I recently stated that I love cornbread. Still absolutely true. But usually the cornbread I make is baked in a pan. Not this cornbread. This version is more like a regular yeast bread that just happens to contain cornmeal. And oh boy is it yummy.
I found the recipe on the “fromthegrapevine” site. It takes a sourdough starter and two days to produce a loaf. But it is well worth the effort and time spent. And since we are all confined to quarters anyway, what better time to spend some quality time in the kitchen.
And while you’re already in the kitchen, how about baking a sweet treat for your family too. There are lots of great cookie recipes on this site. But one that I failed to post when I first began this blog in January of 2013, is the bonus recipe you will find at the bottom of this post. It’s a very standard peanut butter cookie recipe but still one of the best, and sure to be a hit with your family. And I know if I still had kids at home, they would be yammering at me daily to build a batch. They truly adored these cookies. (Actually they still love these cookies and would probably love it if I would send them a care package today. But with the coronavirus curtailing most of my patently guilt ridden maternal instincts, they can just jolly well build their own damn cookies.)
All kidding aside, this is a very scary time for everyone. And a little bit of special love coming from your kitchen, the very heart of your home, could really help.
And to my own children, their spouses and significant others, my grandchildren, and their children – please stay healthy. Always know how much I love you and that if it were the safe thing to do, I would bake cookies and send them to you in a heartbeat.
As always, peace, good health, and love to all.
- ½ c. sourdough starter
- 1 c. + 2 T. lukewarm water, divided
- 3 c. unbleached all-purpose flour, divided, plus more as needed
- ½ c. + 2 T. yellow corn meal
- 1 T. extra virgin olive oil, divided plus more to coat your hands
- ½ tsp. baking soda
- 1½ tsp. kosher salt
Day 1:
In the bowl of your stand mixer, mix the sourdough starter, 1 cup of the lukewarm water, 1½ cups of the all-purpose flour, and all of the yellow corn meal together. Dribble about a teaspoon of the olive oil over the dough, and with your hand gently make a thin film over the dough. Cover the bowl with plastic wrap and place in your fridge overnight. By the following morning, the sponge should be light and pocked with bubbles.
Day 2:
Whisk the remaining 2 tablespoons water, remaining two teaspoons olive oil, baking soda, and salt together. Pour the mixture into the mixing bowl containing the sponge and mix together with your dough hook.
Add just about all of the remaining 1½ cups flour. Mix and knead the dough until you have achieved a soft dough. Add flour as needed. You don’t want a stiff dough; just one that is easy to handle with oiled hands.
Lightly coat your hands with olive oil, then shape the dough into a round “boule” shaped loaf.
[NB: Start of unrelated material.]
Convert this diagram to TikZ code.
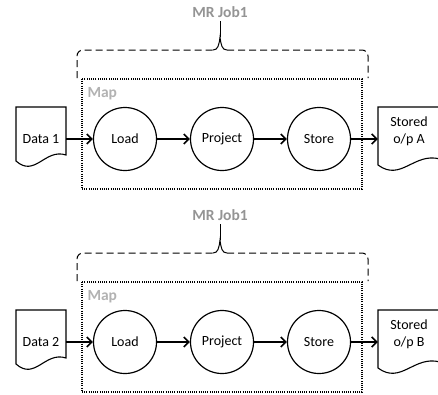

Place on a parchment paper lined baking sheet, cover loosely with a piece of plastic wrap that has been lightly greased with cooking spray, and let rise in a warm place 1½ to 2 hours or until the dough has grown light, with noticeable bubbles under the surface skin.
Five minutes before placing in the oven, cut several horizontal slashes on the top with a serrated bread knife to help prevent a cracked crust.
Bake in a pre-heated 350 degree oven for 30-35 minutes or until the internal temperature reaches about 200 degrees when taken with an instant read thermometer from the side of the loaf. Remove from oven and place on a wire rack to cool completely. Great slathered with butter and served beside a nice hot bowl of homemade soup. And absolutely fabulous for breakfast toasted and topped with butter and honey.
OLD FASHIONED PEANUT BUTTER COOKIES
½ c. butter, room temp.
½ c. peanut butter, smooth or crunchy (not natural style)
½ c. granulated sugar
½ c. brown sugar (packed)
1 egg
½ tsp. vanilla
1¼ c. unbleached all-purpose flour
½ tsp. baking powder
¾ tsp. baking soda
¼ tsp. salt
Cream the butter, peanut butter, granulated sugar, and brown sugar together until smooth. Mix in the egg and vanilla.
Whisk the flour, baking powder, baking soda, and salt together. Gradually add to the butter mixture, beating well after each addition.
Using a medium sized ice cream scoop, drop balls of dough, 2 inches apart, onto a very lightly greased baking sheet. Flatten each in a crisscross pattern with the tines of a fork.
Bake 8 to 10 minutes in a pre-heated 375 degree oven. Do not overbake. As soon as cracks appear on the surface of the cookie, they are done.
Remove from oven and cool completely on a wire rack. Store in an airtight container. Recipe easily doubles.